> [Supplied material]:

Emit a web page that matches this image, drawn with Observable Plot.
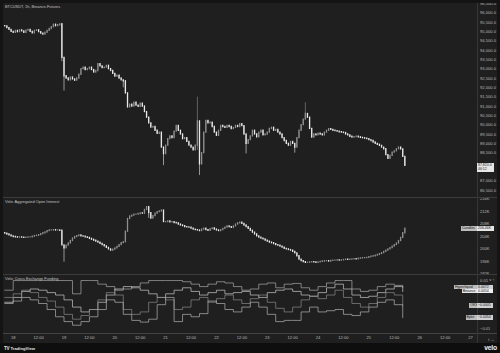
<!DOCTYPE html>
<html><head><meta charset="utf-8">
<script src="https://cdn.jsdelivr.net/npm/d3@7"></script>
<script src="https://cdn.jsdelivr.net/npm/@observablehq/plot@0.6"></script>
<style>
html,body{margin:0;padding:0;background:#121212;width:500px;height:353px;overflow:hidden;font-family:"Liberation Sans",Roboto,sans-serif}
#root{position:absolute;left:0;top:0;width:500px;height:353px;background:#141414}
#chart{position:absolute;left:3px;top:3px;width:494px;height:340px;background:#1f1f1f;overflow:hidden}
.hsep{position:absolute;left:0;width:494px;height:1.5px;background:#3b3b3b}
.vsep{position:absolute;top:0;left:474px;width:1px;height:340px;background:#363636}
.title{position:absolute;left:2px;font-size:3.9px;line-height:4px;color:#c4c4c4;white-space:nowrap}
.tag{position:absolute;font-size:3.5px;line-height:4.6px;height:4.6px;padding:0 1px;white-space:nowrap;color:#151515;box-sizing:border-box}
#footer{position:absolute;left:0;top:343px;width:500px;height:10px;background:#0e0e0e}
</style></head><body>
<div id="root"><div id="chart"></div><div id="footer"></div></div>
<script>
// ---------- data ----------
const baseDay = Date.UTC(2025, 10, 18);           // tick "18"
const firstHour = -4;                             // first hourly candle
const priceOpen0 = 95300;
const priceClose = [
 95290,95200,95100,95000,94950,
 95050,94980,95080,95020,94950,95060,95100,95000,94920,95050,95080,94980,94900,
 94850,
 94950,95050,95150,95250,95380,95300,95350,95400,
 93600,92620,
 92500,92400,92550,92450,92380,92500,
 92700,93000,93080,92950,93000,93080,92950,92820,92900,93270,93150,93050,93085,93180,93000,92900,
 92750,92600,92650,92500,92400,92350,
 91700,90950,
 91100,91000,91200,91050,90980,91150,91000,
 90700,90400,90100,89870,89900,89700,89540,89600,
 88800,88450,
 88900,89250,89400,89300,89650,89960,
 89700,89500,89250,89300,89100,88900,88800,88650,
 88900,90200,87900,88500,89600,90230,
 90100,90140,89900,89600,89430,89700,89960,89900,89850,89960,89900,89790,89850,89960,89900,90050,89950,
 89500,89000,89200,89400,
 89700,89500,89350,89600,89700,89450,89500,89600,
 89800,89860,89700,89750,89600,89500,
 89300,89150,89000,88900,89100,
 89000,88800,89300,
 89700,90000,90300,90600,90400,
 89800,89340,
 89500,89450,89550,89500,89450,
 89600,89700,89790,89750,
 89700,89680,89650,89620,89600,89580,89500,89450,89380,89340,89360,89380,89350,89320,89300,89280,89250,
 89200,89150,89070,89000,88950,88890,88800,88710,88400,
 88200,
 88350,88530,88600,88710,88800,88700,
 88300,87820
];
// [hour, high, low] for candles with visible wicks
const priceWicks = [[24,93600,91830],[52,92400,92000],[71,88800,87830],[87,91500,88650],[88,90200,87300],[110,89500,88460],[133,89000,88500],[138,91200,90300],[23,95450,93400]];

const oiOpen0 = 205.0;
const oiClose = [
 204.9,204.6,204.3,204.0,203.8,
 203.7,203.6,203.7,203.6,203.5,203.6,203.7,203.7,
 203.9,204.1,204.2,204.4,204.7,205.0,205.3,205.7,
 205.9,205.9,206.0,205.9,205.9,205.8,
 201.1,200.1,
 201.0,201.7,202.5,
 203.3,203.8,204.1,204.3,204.0,
 203.9,203.7,203.5,203.2,202.9,202.6,202.3,202.0,201.6,201.2,200.8,200.3,199.8,199.4,
 199.7,200.1,200.6,201.2,201.8,202.1,
 205.5,209.6,
 210.4,210.7,211.0,211.0,211.2,211.4,211.3,
 212.5,213.4,211.5,
 209.7,210.5,211.3,211.8,
 212.0,212.3,
 208.6,
 208.6,208.8,208.5,208.6,208.3,208.2,
 207.8,207.5,207.3,207.0,206.9,206.8,206.5,206.2,206.0,205.9,205.7,
 206.2,206.5,206.0,205.8,206.3,206.6,206.2,205.9,205.7,206.0,206.4,206.8,207.2,207.0,206.7,207.2,207.8,208.2,208.4,208.0,
 207.5,207.0,206.4,205.8,205.2,204.6,204.0,203.6,203.3,203.0,202.6,202.3,202.0,201.8,201.5,201.2,201.0,200.7,200.4,200.0,199.8,199.6,199.4,
 199.0,198.5,197.6,196.5,196.0,195.7,195.5,
 195.5,195.6,195.7,195.6,195.5,195.6,195.8,195.9,196.0,196.0,195.9,196.1,196.2,196.2,196.3,196.2,196.3,196.4,196.5,196.4,196.5,196.6,196.7,196.6,196.8,196.9,197.0,197.0,197.1,197.3,197.5,197.6,
 197.8,198.0,198.3,198.6,199.0,199.4,199.8,200.2,200.7,201.2,201.7,202.5,203.5,205.0,206.46
];
const oiWicks = [[24,201.1,195.7],[63,213.6,212.4],[64,213.4,209.8]];

const fundHours = [-4,0,4,8,12,16,20,24,28,32,36,40,44,48,52,56,60,64,68,72,76,80,84,88,92,96,100,104,108,112,116,120,124,128,132,136,140,144,148,152,156,160,164,168,172,176,180,184];
const fundHyperliquid = [0.006,0.01,0.01,0.01,0.01,0.01,0.01,0.01,0.0045,0.01,0.01,0.0085,0.0075,0.006,0.0065,0.0075,0.009,0.01,0.01,0.01,0.01,0.0095,0.0085,0.0075,0.0085,0.0095,0.009,0.0075,0.006,0.0065,0.0085,0.009,0.007,0.0085,0.0088,0.007,0.006,0.0075,0.009,0.01,0.01,0.0065,0.0055,0.006,0.0075,0.0085,0.008,0.0072];
const fundBinance = [0.001,0.003,0.0055,0.0065,0.006,0.005,0.004,0.002,-0.001,-0.003,-0.002,0.001,0.004,0.0065,0.0075,0.007,0.006,0.0045,0.003,0.0045,0.006,0.007,0.0055,0.004,0.005,0.006,0.0045,0.005,0.0055,0.004,0.003,0.005,0.006,0.0065,0.0055,0.004,0.0035,0.005,0.007,0.0085,0.0065,0.004,0.003,0.0035,0.005,0.0065,0.0075,0.0054];
const fundOKX = [0.003,0.0045,0.006,0.005,0.003,0.0015,-0.001,-0.004,-0.006,-0.0045,-0.002,0.002,0.005,0.004,-0.002,-0.004,-0.003,0.001,0.003,0.002,-0.002,-0.001,0.002,0.003,0.001,0.0025,0.004,0.002,0.0005,0.0025,0.004,0.001,-0.0015,-0.003,-0.001,0.002,0.0035,0.0025,0.004,0.006,0.003,0.0005,-0.001,0.0005,0.003,0.005,0.004,-0.0005];
const fundBybit = [0.0005,0.0015,0.003,0.002,0.0005,-0.002,-0.005,-0.007,-0.0085,-0.007,-0.005,-0.002,0.002,0.001,-0.004,-0.0065,-0.0072,-0.006,0.0,0.003,-0.007,-0.004,-0.005,-0.0037,0.0015,0.0005,-0.002,-0.003,-0.001,0.001,-0.001,-0.004,-0.007,-0.0065,-0.0065,-0.003,-0.001,-0.003,-0.0025,-0.002,-0.004,-0.0045,-0.003,-0.001,0.001,0.002,0.0,-0.0054];

// 88,000 and 87,500 are hidden behind the last-price tag in the reference
const priceTicks = [86500,87000,88500,89000,89500,90000,90500,91000,91500,92000,92500,93000,93500,94000,94500,95000,95500,96000,96500];
const oiTicks = [192,196,200,204,208,212,216];
const fundTicks = [0.01,-0.01];
const timeTickHours = [0,12,24,36,48,60,72,84,96,108,120,132,144,156,168,180,192,204,216];
const seriesNames = ["Hyperliquid","Binance","OKX","Bybit"];
const countdown = "46:12";

// ---------- helpers ----------
const T = h => new Date(baseDay + h * 3600e3);
const xDomain = [T(-4.58), T(219.32)];
const UP = "#8e8e8e", DOWN = "#e9e9e9";
function buildCandles(closes, open0, wicks) {
  return closes.map((c, i) => {
    const h = firstHour + i;
    const o = i ? closes[i - 1] : open0;
    const w = wicks.find(w => w[0] === h);
    return {t: T(h), open: o, close: c,
      high: w ? w[1] : Math.max(o, c), low: w ? w[2] : Math.min(o, c),
      col: c >= o ? UP : DOWN};
  });
}
const priceData = buildCandles(priceClose, priceOpen0, priceWicks);
const oiData = buildCandles(oiClose, oiOpen0, oiWicks);
const fundSeries = [fundHyperliquid, fundBinance, fundOKX, fundBybit];
const fundColors = ["#a9a9a9", "#c9c9c9", "#8a8a8a", "#b3b3b3"];
const fundData = fundSeries.flatMap((s, k) => s.map((v, i) => ({t: T(fundHours[i]), v, s: seriesNames[k]})));

const baseStyle = {background: "transparent", color: "#b9b9b9", fontSize: "4.1px", fontFamily: "Liberation Sans, Roboto, sans-serif", overflow: "visible"};
const chart = document.getElementById("chart");
function place(svg, top) { svg.style.position = "absolute"; svg.style.left = "0px"; svg.style.top = top + "px"; chart.appendChild(svg); return svg; }

function candleMarks(data) {
  return [
    Plot.ruleX(data, {x: "t", y1: "low", y2: "high", stroke: "col", strokeWidth: 0.6}),
    Plot.ruleX(data, {x: "t", y1: "open", y2: "close", stroke: "col", strokeWidth: 1.3, strokeLinecap: "square"})
  ];
}

// ---------- price pane ----------
const pricePlot = Plot.plot({
  width: 494, height: 194, marginTop: 0, marginBottom: 0, marginLeft: 0, marginRight: 20,
  style: baseStyle,
  x: {type: "utc", domain: xDomain, axis: null},
  y: {domain: [86125, 96516]},
  marks: [
    Plot.axisY(priceTicks, {anchor: "right", tickSize: 0, tickPadding: 2.5, tickFormat: d3.format(",.1f")}),
    ...candleMarks(priceData)
  ]
});
place(pricePlot, 0);

// ---------- OI pane ----------
const oiPlot = Plot.plot({
  width: 494, height: 76, marginTop: 0, marginBottom: 0, marginLeft: 0, marginRight: 20,
  style: baseStyle,
  x: {type: "utc", domain: xDomain, axis: null},
  y: {domain: [191.72, 216.19]},
  marks: [
    Plot.axisY(oiTicks, {anchor: "right", tickSize: 0, tickPadding: 2.5, tickFormat: d => d + "K"}),
    ...candleMarks(oiData)
  ]
});
place(oiPlot, 195);

// ---------- funding pane ----------
const fundPlot = Plot.plot({
  width: 494, height: 68, marginTop: 0, marginBottom: 10, marginLeft: 0, marginRight: 20,
  style: baseStyle,
  x: {type: "utc", domain: xDomain},
  y: {domain: [-0.01193, 0.01209]},
  color: {domain: seriesNames, range: fundColors},
  marks: [
    Plot.axisY(fundTicks, {anchor: "right", tickSize: 0, tickPadding: 2.5, tickFormat: d3.format(".2f")}),
    Plot.axisX(timeTickHours.map(T), {anchor: "bottom", tickSize: 0, tickPadding: 3,
      tickFormat: d => d.getUTCHours() === 0 ? String(d.getUTCDate()) : "12:00"}),
    Plot.line(fundData, {x: "t", y: "v", z: "s", stroke: "s", curve: "step-after", strokeWidth: 0.7})
  ]
});
place(fundPlot, 272);

// ---------- separators & titles ----------
function div(cls, css, text) { const d = document.createElement("div"); d.className = cls; Object.assign(d.style, css); if (text != null) d.textContent = text; chart.appendChild(d); return d; }
div("hsep", {top: "193.5px"});
div("hsep", {top: "270.5px"});
div("hsep", {top: "329.5px", background: "#444"});
div("vsep", {});
div("title", {top: "2px"}, "BTCUSDT, 1h, Binance-Futures");
div("title", {top: "197px"}, "Velo: Aggregated Open Interest");
div("title", {top: "274px"}, "Velo: Cross Exchange Funding");

// ---------- last-value tags (positioned with the plots' own scales) ----------
const yP = pricePlot.scale("y"), yO = oiPlot.scale("y"), yF = fundPlot.scale("y");
const lastPrice = priceClose[priceClose.length - 1];
const pTop = yP.apply(lastPrice) - 2.6;
const pt = div("tag", {left: "474px", top: pTop + "px", width: "17px", height: "9px", background: "#e6e6e6", lineHeight: "4.3px", paddingTop: "0.3px"});
pt.innerHTML = d3.format(",.1f")(lastPrice) + "<br>" + countdown;

const lastOI = oiClose[oiClose.length - 1];
const oy = 195 + yO.apply(lastOI) - 2.3;
div("tag", {left: "458px", top: oy + "px", width: "16px", background: "#bdbdbd"}, "Candles");
div("tag", {left: "474px", top: oy + "px", width: "17px", background: "#e6e6e6"}, lastOI.toFixed(2) + "K");

fundSeries.forEach((s, k) => {
  const v = s[s.length - 1];
  const fy = 272 + yF.apply(v) - 2.3;
  const nameW = seriesNames[k].length * 1.9 + 2;
  div("tag", {left: (474 - nameW) + "px", top: fy + "px", width: nameW + "px", background: k === 1 ? "#e6e6e6" : "#bdbdbd"}, seriesNames[k]);
  div("tag", {left: "474px", top: fy + "px", width: "16px", background: k === 1 ? "#f0f0f0" : "#d0d0d0"}, (v < 0 ? "\u2212" : "") + Math.abs(v).toFixed(4));
});

// ---------- footer ----------
const footer = document.getElementById("footer");
footer.innerHTML = '<div style="position:absolute;left:4px;top:2.5px;font-size:4.2px;line-height:5px;color:#e0e0e0;font-weight:bold;white-space:nowrap"><span style="font-size:4.6px;letter-spacing:-0.3px">TV</span> TradingView</div>' +
  '<div style="position:absolute;right:3px;top:1px;font-size:6.8px;line-height:8px;color:#f2f2f2;font-weight:bold;letter-spacing:-0.2px">velo</div>';
</script>
</body></html>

> [Problem description]: Select every line of the material above holding the word "with" and copy it.

> [Written answer]:
Emit a web page that matches this image, drawn with Observable Plot.
// [hour, high, low] for candles with visible wicks
// ---------- last-value tags (positioned with the plots' own scales) ----------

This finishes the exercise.